Thomas, Sherry. Private Arrangements. New York: Bantam Books, 2008.
Mass Market Paperback | $6.99 USD | ISBN-13: 978-0440344318 | 351 pages | Victorian Romance
Private Arrangements is one of those books that I would describe as “tepid.” Not horrible in that it commits serious offenses in my eyes, but it does lack the magic I went in expecting.
That being said, it is still a decent book, with the writing and intricacy of the plot being strong points, especially since this happens to have been her debut novel. Thomas’ writing style can be a little jarring at first even if you’re familiar with her work, but it still managed to keep me invested, even with the occasional hop between the present storyline and the past, which can be hard to execute well, and was one of the things I felt was done poorly in a later book of hers, My Beautiful Enemy, which I didn’t finish.
The hero and heroine are…ok.

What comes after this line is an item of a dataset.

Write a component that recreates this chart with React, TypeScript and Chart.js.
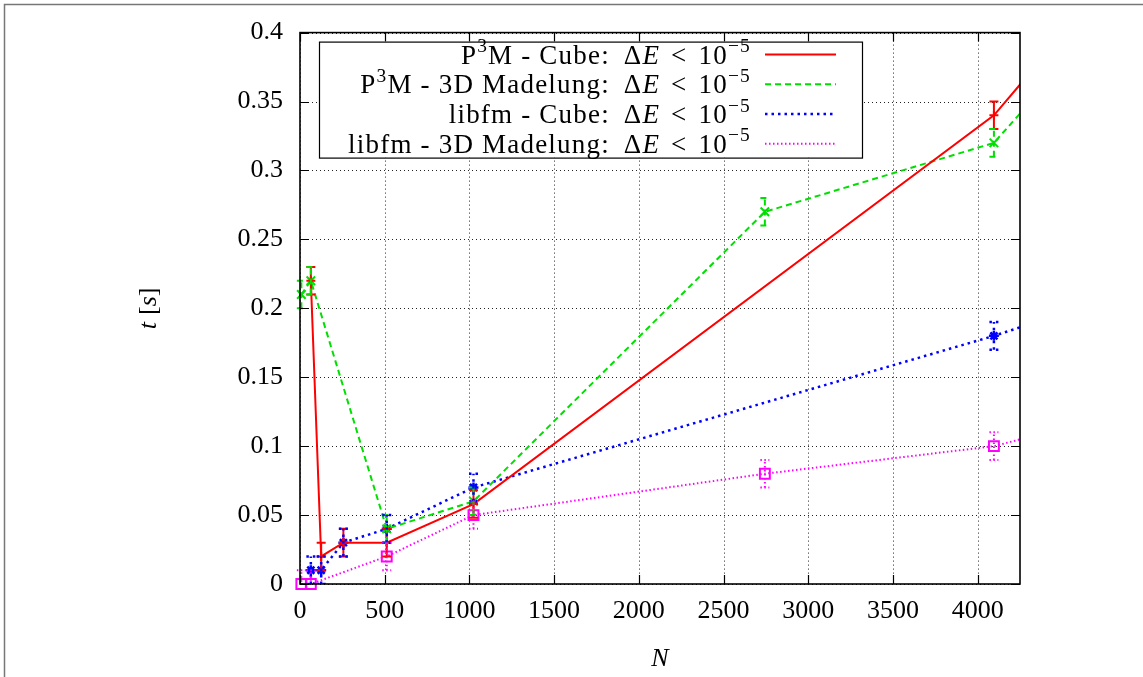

Independent of one another, I like that both Camden and Gigi are both intelligent people, as well as being flawed and having made some mistakes in their past, especially Gigi in her quest to end up married to Camden. But I found myself a little underwhelmed with the trajectory of their romance in the present, given all the baggage. While I understand feeling betrayed, I just had a hard time sympathizing with either of them, especially when Camden comes back and they essentially have what boils down to “hate sex,” as part of their deal. I feel like this book was meant to be contemplative and reflective in the lead-up to them getting back together, but I just didn’t feel the sparks at all, and was actually rooting for them to divorce, even though I didn’t know it would happen.
But while the main plot and relationship is at least passably interesting, I found the subplot concerning Gigi’s mother and the Duke of Perrin completely pointless and failed to interest me at all. I can understand the reason for it being there, being rooted in the ambitions touched on in the chapters set in the past that Gigi be married to a duke, and through a turn of events, the mother is the one married to a duke, while Camden is still merely a duke’s heir, but the more I read about the mother, the more frustrated I became.
While I did not enjoy this, I still feel like it has its good points, as well as being well-reviewed by many others. That said, I would recommend giving it a chance if you like historical romance that is a bit heavier on the angst and has a unique writing style.